Lavarsi o fare un aperitivo con la scienza: I saponi e le reazioni chimiche in seconda media
Le origini del sapone
Le origini del sapone risalirebbero ai Babilonesi intorno al 2800 a.C. Il sapone nei secoli è stato utilizzato per lavare la lana nell’industria tessile, per curare piaghe e malattie della pelle, per tingere i capelli e come unguento.
Il sapone deterge rendendo solubili sostanze che sono insolubili, come piccoli batteri, sporcizia, sostanze grasse. E poi l’acqua le porta via.
Come si fa il sapone?
Cosa ci è servito per realizzare un sapone: 1kg di olio d’oliva, 128g di soda caustica (NaOH), 300g di acqua.
Abbiamo imparato che il sapone è composto da una ‘testa’ idrofila e da una ‘coda’ idrofoba.
In questo esperimento la sostanza idrofila è la soda caustica, che si scioglie bene in acqua, mentre la sostanza idrofoba è l’olio, che al contrario non si scioglie bene in acqua; infatti, contiene i trigliceridi che sono molecole formate da tre code di acidi grassi.
Per prima cosa abbiamo pesato le tre sostanze, poi abbiamo versato la soda caustica nell’acqua (la soluzione si scalda), l’abbiamo mischiata finché non è tornata trasparente.

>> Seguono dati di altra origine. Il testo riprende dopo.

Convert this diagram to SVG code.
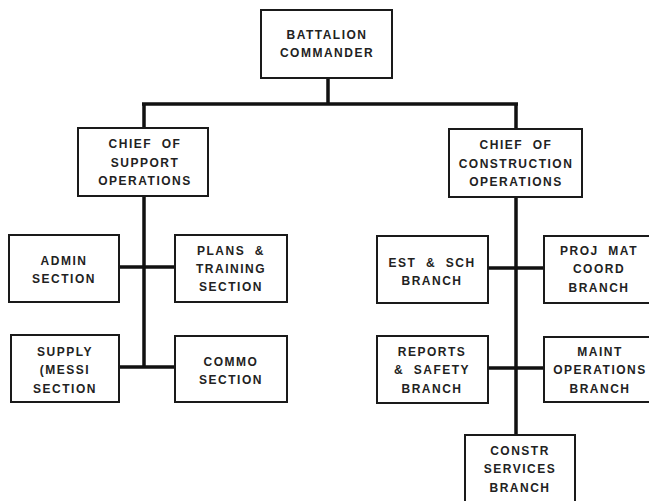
<svg xmlns="http://www.w3.org/2000/svg" width="649" height="501" viewBox="0 0 649 501">
<style>
.box{fill:#fff;stroke:#1a1a1a;stroke-width:2}
.lbl{font-family:"Liberation Sans",Arial,sans-serif;font-weight:bold;font-size:12px;letter-spacing:1.5px;fill:#222;text-anchor:middle;white-space:pre}
.con{stroke:#111;stroke-width:3.5;fill:none;stroke-linecap:butt}
</style>
<rect width="649" height="501" fill="#fff"/>
<g id="connectors">
<path class="con" d="M328 78V104M142 104H518M144 104V128M516 104V129"/>
<path class="con" d="M144 196V368M119 267H175M119 367H175"/>
<path class="con" d="M516 197V435M488 268H544M488 368H544"/>
</g>
<g id="battalion-commander">
<rect class="box" x="261" y="10" width="131" height="68"/>
<text class="lbl" x="327" y="39">BATTALION</text>
<text class="lbl" x="327" y="57">COMMANDER</text>
</g>
<g id="chief-support">
<rect class="box" x="78" y="128" width="130" height="68"/>
<text class="lbl" x="145" y="148" xml:space="preserve">CHIEF  OF</text>
<text class="lbl" x="145" y="167">SUPPORT</text>
<text class="lbl" x="145" y="185">OPERATIONS</text>
</g>
<g id="chief-construction">
<rect class="box" x="449" y="129" width="133" height="68"/>
<text class="lbl" x="516" y="149" xml:space="preserve">CHIEF  OF</text>
<text class="lbl" x="516" y="168">CONSTRUCTION</text>
<text class="lbl" x="516" y="186">OPERATIONS</text>
</g>
<g id="admin-section">
<rect class="box" x="9" y="235" width="110" height="67"/>
<text class="lbl" x="64" y="265">ADMIN</text>
<text class="lbl" x="64" y="283">SECTION</text>
</g>
<g id="plans-training-section">
<rect class="box" x="175" y="235" width="112" height="67"/>
<text class="lbl" x="231" y="255" xml:space="preserve">PLANS  &amp;</text>
<text class="lbl" x="231" y="273">TRAINING</text>
<text class="lbl" x="231" y="291">SECTION</text>
</g>
<g id="supply-section">
<rect class="box" x="11" y="335" width="108" height="67"/>
<text class="lbl" x="65" y="356">SUPPLY</text>
<text class="lbl" x="65" y="374">(MESSI</text>
<text class="lbl" x="65" y="393">SECTION</text>
</g>
<g id="commo-section">
<rect class="box" x="175" y="336" width="112" height="66"/>
<text class="lbl" x="231" y="366">COMMO</text>
<text class="lbl" x="231" y="384">SECTION</text>
</g>
<g id="est-sch-branch">
<rect class="box" x="377" y="236" width="111" height="67"/>
<text class="lbl" x="432" y="267" xml:space="preserve">EST  &amp;  SCH</text>
<text class="lbl" x="432" y="285">BRANCH</text>
</g>
<g id="proj-mat-coord-branch">
<rect class="box" x="544" y="236" width="110" height="67"/>
<text class="lbl" x="599" y="255" xml:space="preserve">PROJ  MAT</text>
<text class="lbl" x="599" y="273">COORD</text>
<text class="lbl" x="599" y="292">BRANCH</text>
</g>
<g id="reports-safety-branch">
<rect class="box" x="377" y="336" width="111" height="67"/>
<text class="lbl" x="432" y="356">REPORTS</text>
<text class="lbl" x="432" y="374" xml:space="preserve">&amp;  SAFETY</text>
<text class="lbl" x="432" y="393">BRANCH</text>
</g>
<g id="maint-operations-branch">
<rect class="box" x="544" y="337" width="110" height="65"/>
<text class="lbl" x="600" y="356">MAINT</text>
<text class="lbl" x="600" y="374">OPERATIONS</text>
<text class="lbl" x="600" y="393">BRANCH</text>
</g>
<g id="constr-services-branch">
<rect class="box" x="465" y="435" width="110" height="70"/>
<text class="lbl" x="520" y="455">CONSTR</text>
<text class="lbl" x="520" y="473">SERVICES</text>
<text class="lbl" x="520" y="492">BRANCH</text>
</g>
</svg>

Poi abbiamo versato la soluzione di soda nell’olio e mischiato con il frullatore ad immersione fino a raggiungere una consistenza cremosa.

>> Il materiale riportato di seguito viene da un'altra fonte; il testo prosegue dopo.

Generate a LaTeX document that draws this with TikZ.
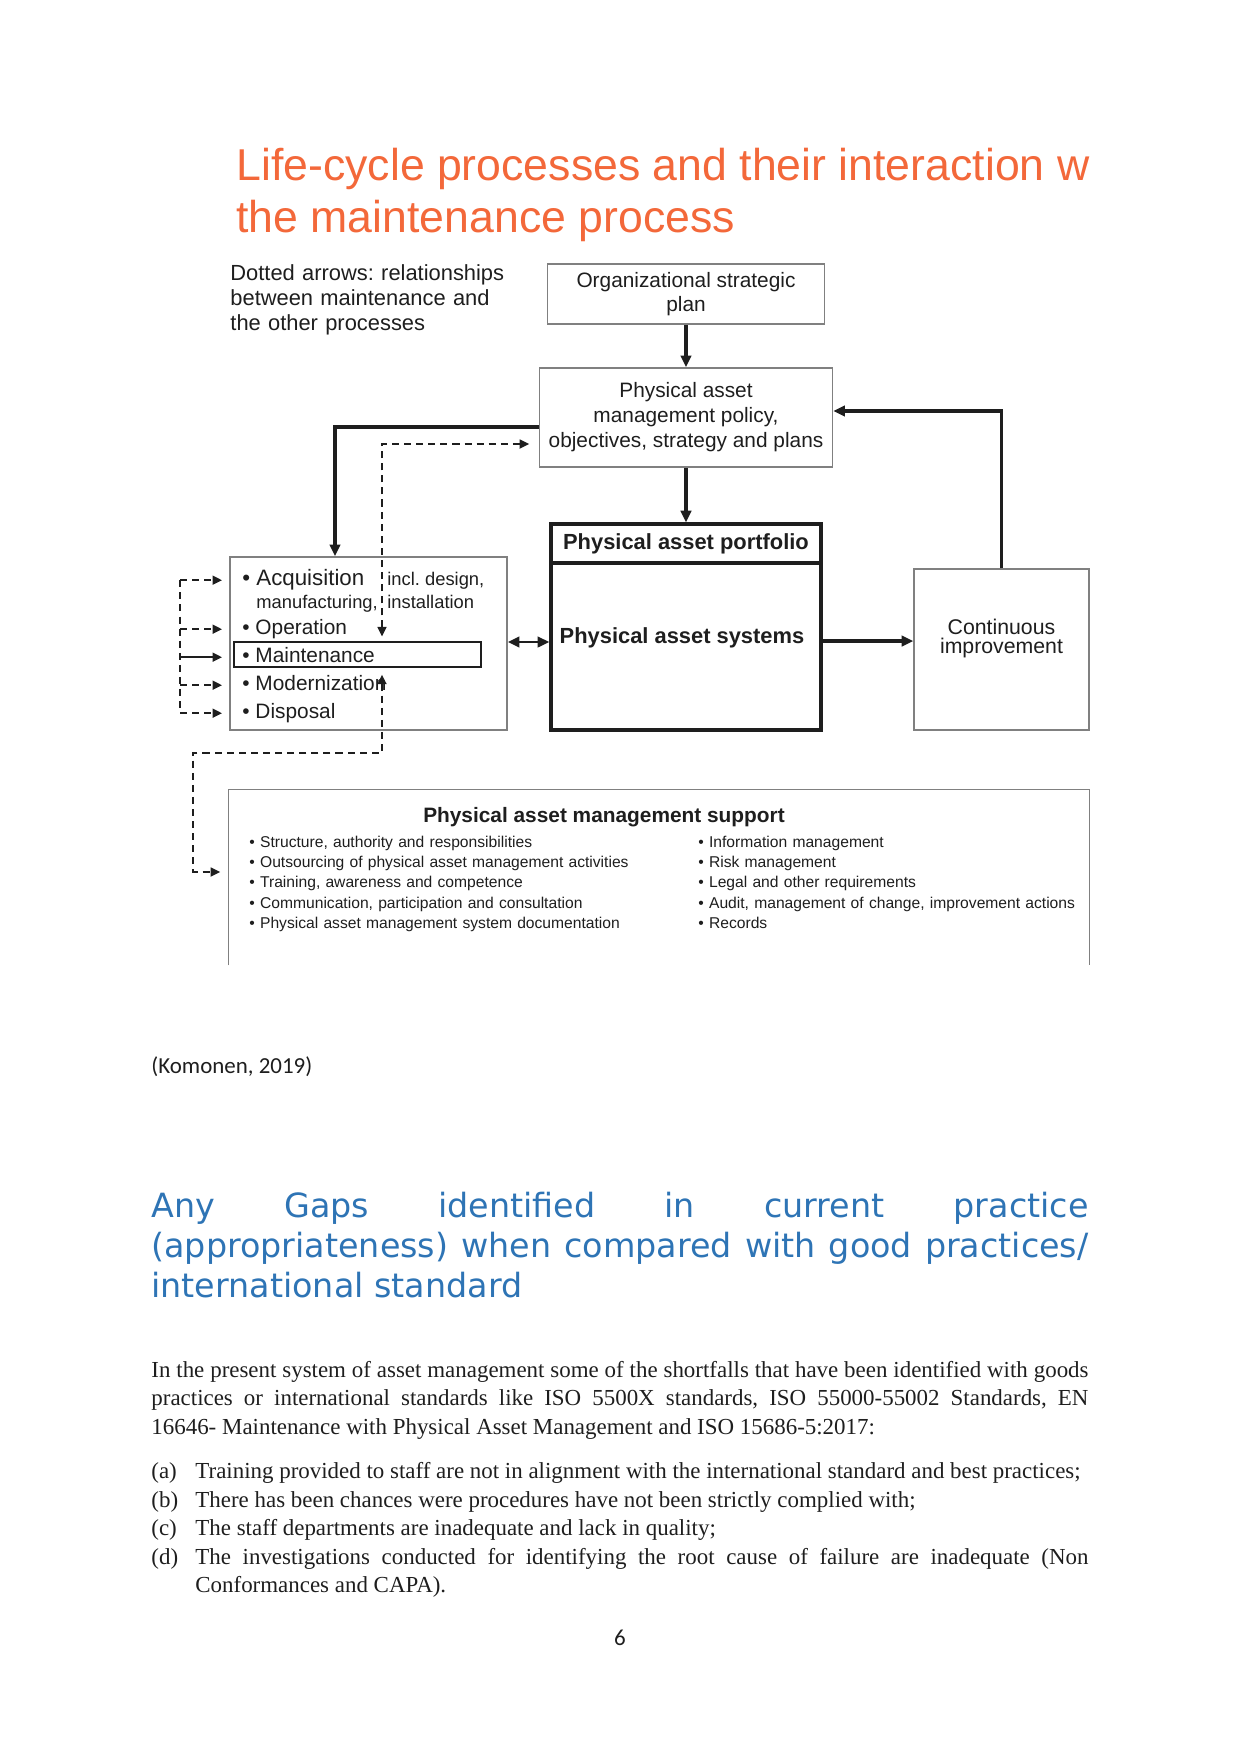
\documentclass[tikz,border=0pt]{standalone}
\usepackage{fontspec}
\usepackage{tikz}
\setmainfont{Liberation Serif}
\newfontfamily\arialfont{Liberation Sans}
\newfontfamily\gapsfont{DejaVu Sans}
\newfontfamily\calfont{Carlito}
\usetikzlibrary{arrows.meta, calc, positioning}
\frenchspacing

\definecolor{titleorange}{RGB}{243,104,58}
\definecolor{headblue}{RGB}{46,116,181}
\definecolor{framegray}{RGB}{128,128,128}
\definecolor{inkblack}{RGB}{30,30,30}

\tikzset{
  bigtip/.tip={Triangle[length=5.6pt,width=5pt]},
  smalltip/.tip={Triangle[length=4.6pt,width=4.2pt]},
  lbl/.style={inner sep=0pt, anchor=base west, text=inkblack},
  itemtxt/.style={lbl, font=\arialfont\fontsize{10}{12}\selectfont},
  smalltxt/.style={lbl, font=\arialfont\fontsize{8.8}{10.5}\selectfont},
  supporttxt/.style={lbl, text width=200pt, align=left, font=\arialfont\fontsize{7.5}{9.8}\selectfont},
  bodytxt/.style={lbl, font=\fontsize{11}{13.8}\selectfont},
  greybox/.style={draw=framegray, line width=0.7pt, inner sep=0pt, text=inkblack,
    font=\arialfont\fontsize{10}{12}\selectfont, align=center},
  heavybox/.style={draw=inkblack, line width=1.6pt, inner sep=0pt, text=inkblack,
    font=\arialfont\bfseries\fontsize{10.5}{12.6}\selectfont},
  flow/.style={draw=inkblack, line width=1.6pt, -bigtip},
  rel/.style={draw=inkblack, line width=1.1pt, dash pattern=on 3.4pt off 2.4pt, -smalltip},
}

\begin{document}
\begin{tikzpicture}[x=0.47968pt, y=-0.47968pt]
\useasboundingbox (0,0) rectangle (1241,1754);

% heading of the figure
\node[lbl, text=titleorange, font=\arialfont\fontsize{21.4}{25}\selectfont] (title1) at (236,180) {Life-cycle processes and their interaction w};
\node[lbl, text=titleorange, font=\arialfont\fontsize{21.4}{25}\selectfont] (title2) at (236,232) {the maintenance process};

\node[lbl, text width=150pt, align=left, font=\arialfont\fontsize{10.5}{12.2}\selectfont] (legend) at (230,280) {Dotted arrows: relationships\\between maintenance and\\the other processes};

% boxes
\node[greybox, minimum width=132.9pt, minimum height=28.8pt, font=\arialfont\fontsize{10}{11.5}\selectfont] (org) at (686,294) {Organizational strategic\\plan};
\node[greybox, minimum width=140.6pt, minimum height=47.5pt] (policy) at (686,417.5) {Physical asset\\management policy,\\objectives, strategy and plans};
\node[heavybox, minimum width=129.5pt, minimum height=18.7pt] (portfolio) at (686,543.5) {Physical asset portfolio};
\node[heavybox, minimum width=129.5pt, minimum height=80.1pt] (systems) at (686,646.5) {};
\node[lbl, anchor=base, font=\arialfont\bfseries\fontsize{10.5}{12.6}\selectfont] (systext) at (682,643) {Physical asset systems};
\node[greybox, minimum width=83.9pt, minimum height=77.2pt] (cont) at (1001.5,649.5) {};
\node[lbl, anchor=base, text width=80pt, align=center, font=\arialfont\fontsize{10.2}{9.3}\selectfont] (conttext) at (1001.5,634) {Continuous\\improvement};

% life-cycle processes
\node[greybox, minimum width=132.9pt, minimum height=83pt] (life) at (368.5,643.5) {};
\node[draw=inkblack, line width=1.3pt, minimum width=118.5pt, minimum height=12pt, inner sep=0pt] (maintbox) at (357.5,654.5) {};
\node[itemtxt, font=\arialfont\fontsize{10.7}{12}\selectfont] (acq) at (242,585) {\textbullet\ Acquisition};
\node[smalltxt] (incl) at (387,585) {incl. design,};
\node[smalltxt] (mfg) at (256,608) {manufacturing,};
\node[smalltxt] (inst) at (387,608) {installation};
\node[itemtxt] (oper) at (242,634) {\textbullet\ Operation};
\node[itemtxt] (maint) at (242,662) {\textbullet\ Maintenance};
\node[itemtxt] (modern) at (242,690) {\textbullet\ Modernization};
\node[itemtxt] (disp) at (242,718) {\textbullet\ Disposal};

% support box, open at the bottom
\node[minimum width=412.5pt, minimum height=83.9pt, inner sep=0pt] (support) at (659,877.5) {};
\draw[framegray, line width=0.7pt] (support.south west) |- (support.north east) -- (support.south east);
\node[lbl, anchor=base, font=\arialfont\bfseries\fontsize{10}{12}\selectfont] (suptitle) at (604,822) {Physical asset management support};
\node[supporttxt] (supleft) at (249,847) {\textbullet\ Structure, authority and responsibilities\\
  \textbullet\ Outsourcing of physical asset management activities\\
  \textbullet\ Training, awareness and competence\\
  \textbullet\ Communication, participation and consultation\\
  \textbullet\ Physical asset management system documentation};
\node[supporttxt] (supright) at (698,847) {\textbullet\ Information management\\
  \textbullet\ Risk management\\
  \textbullet\ Legal and other requirements\\
  \textbullet\ Audit, management of change, improvement actions\\
  \textbullet\ Records};

% solid connectors
\draw[flow] (org.south) -- (policy.north);
\draw[flow] (policy.south) -- (portfolio.north);
\draw[flow] ($(policy.west)+(0,9.5)$) -| ($(life.north)+(-33.5,0)$);
\draw[flow] (cont.north) |- ($(policy.east)+(0,-6.5)$);
\draw[flow] ($(systems.east)+(0,-5.5)$) coordinate (s) -- (s -| cont.west);
\draw[flow, line width=1.3pt, bigtip-bigtip] ($(life.east)+(0,-1.5)$) coordinate (l) -- (l -| systems.west);

% dotted relationships
\coordinate (dx) at (382,444);
\coordinate (lx) at (180,0);
\coordinate (bend) at (193,753);
\draw[rel, smalltip-smalltip, shorten <=2pt, shorten >=4.5pt] (maintbox.north -| dx) |- ($(policy.west)+(0,26.5)$);
\draw[rel, smalltip-smalltip, shorten <=3pt, shorten >=4pt] (maintbox.south -| dx) |- (bend) |- ($(support.west)+(0,-5.5)$);
\draw[rel, -] (lx |- acq.mid) -- (lx |- disp.mid);
\foreach \itm in {acq, oper, modern, disp}
  \draw[rel, shorten >=3.4pt] (lx |- \itm.mid) -- (life.west |- \itm.mid);
\draw[draw=inkblack, line width=1.1pt, -smalltip, shorten >=3.4pt] (lx |- maint.mid) -- (life.west |- maint.mid);

% text of the page
\node[lbl, font=\calfont\fontsize{11}{13}\selectfont] (cite) at (151,1073) {(Komonen, 2019)};
\node[lbl, text=headblue, text width=449.5pt, align=justify,
  font=\gapsfont\fontsize{16}{19.4}\selectfont] (gaps) at (151,1217)
  {Any Gaps identified in current practice\linebreak (appropriateness) when compared with good practices/ international standard};
\node[bodytxt, text width=449.5pt, align=justify] (intro) at (151,1377)
  {In the present system of asset management some of the shortfalls that have been identified with goods\linebreak practices or international standards like ISO 5500X standards, ISO 55000-55002 Standards, EN\linebreak 16646- Maintenance with Physical Asset Management and ISO 15686-5:2017:};
\foreach \lab/\yy in {a/1478, b/1507, c/1535, d/1564}
  \node[bodytxt] (lab\lab) at (151,\yy) {(\lab)};
\node[bodytxt] (ita) at (195,1478) {Training provided to staff are not in alignment with the international standard and best practices;};
\node[bodytxt] (itb) at (195,1507) {There has been chances were procedures have not been strictly complied with;};
\node[bodytxt] (itc) at (195,1535) {The staff departments are inadequate and lack in quality;};
\node[bodytxt, text width=428.4pt, align=justify] (itd) at (195,1564)
  {The investigations conducted for identifying the root cause of failure are inadequate (Non\linebreak Conformances and CAPA).};
\node[lbl, anchor=base, font=\calfont\fontsize{11}{13}\selectfont] (pageno) at (620,1645) {6};
\end{tikzpicture}
\end{document}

All’inizio si è formato solo un miscuglio, poi dando calore ed energia è avvenuta una reazione chimica, in cui le code dei trigliceridi si sono separate e ognuna si è unita al sodio della soda.
Infine abbiamo versato la miscela così ottenuta nello stampo, ricoperto di carta forno, e l’abbiamo lasciato riposare al caldo per 24 h. Dopo averlo tolto dallo stampo e tagliato l’abbiamo lasciato per un mese in un posto fresco e asciutto per eliminare tutta la soda. Finalmente dopo un mese ognuno di noi ha portato a casa il suo pezzo di sapone pronto per essere utilizzato!
Curiosità
La maggior parte dei saponi commerciali, soprattutto quelli liquidi, non sono vero sapone, ma una combinazione di detergenti chimici, agenti di schiumatura artificiali e sostanze chimiche; quindi, attenzione all’etichetta!
Fare questo esperimento ci è piaciuto molto perché pensavamo che dietro alla lavorazione di un sapone ci fossero tantissime cose complesse, invece siamo riusciti a farlo noi e ci siamo accorti che non era difficile. Ci è piaciuto perché quando scopriamo nuove cose sulla scienza ci piace vederle e farle concretamente e non solo studiarle. Fare questo sapone ci ha permesso infatti di capire bene la differenza tra miscuglio e composto!
La sferificazione: una vera magia!
La sferificazione è una tecnica culinaria spettacolare messa in pratica per la prima volta nel 2003 da uno chef spagnolo, che permette di elaborare ricette mai immaginate prima.
In laboratorio abbiamo imparato questa tecnica quando studiando l’apparato digerente abbiamo incontrato i polisaccaridi, che sono lunghe catene di zuccheri.
Imitando i grandi chef
Per fare questo esperimento abbiamo usato 2g di alginato di sodio, appunto un polisaccaride, 1g di calcio cloruro e 350 ml di acqua. Sia l’arginato di sodio che il calcio cloruro si trovano tranquillamente in farmacia.
Innanzitutto abbiamo sciolto il calcio cloruro in 100 ml di acqua, e l’alginato di sodio in 250 ml di acqua, in cui avevamo messo un colorante alimentare. Si chiama alginato di sodio proprio perché il polisaccaride è legato a un atomo di sodio.
Il nostro compito è stato proprio quello di sostituire il sodio con il calcio, gocciolando l’alginato nella soluzione di calcio cloruro. Siccome il calcio fa due legami, un legame lo prenderà l’alginato, formando quindi una rete dove le molecole di acqua vengono intrappolate.
Al termine del processo infatti abbiamo osservato e assaggiato delle sfere, al loro interno liquide.
Aggiungendo a questi ingredienti altri ingredienti liquidi, come il succo di frutta o la coca-cola, si possono creare gustose bevande… da mangiare, quindi sferificate!
Ci è molto piaciuto fare questo esperimento perché è stato molto divertente e ci siamo stupiti molto del fatto che poche sostanze mischiate posso tasformarsi in delle sfere che però all’ interno sono liquide e per di più commestibili.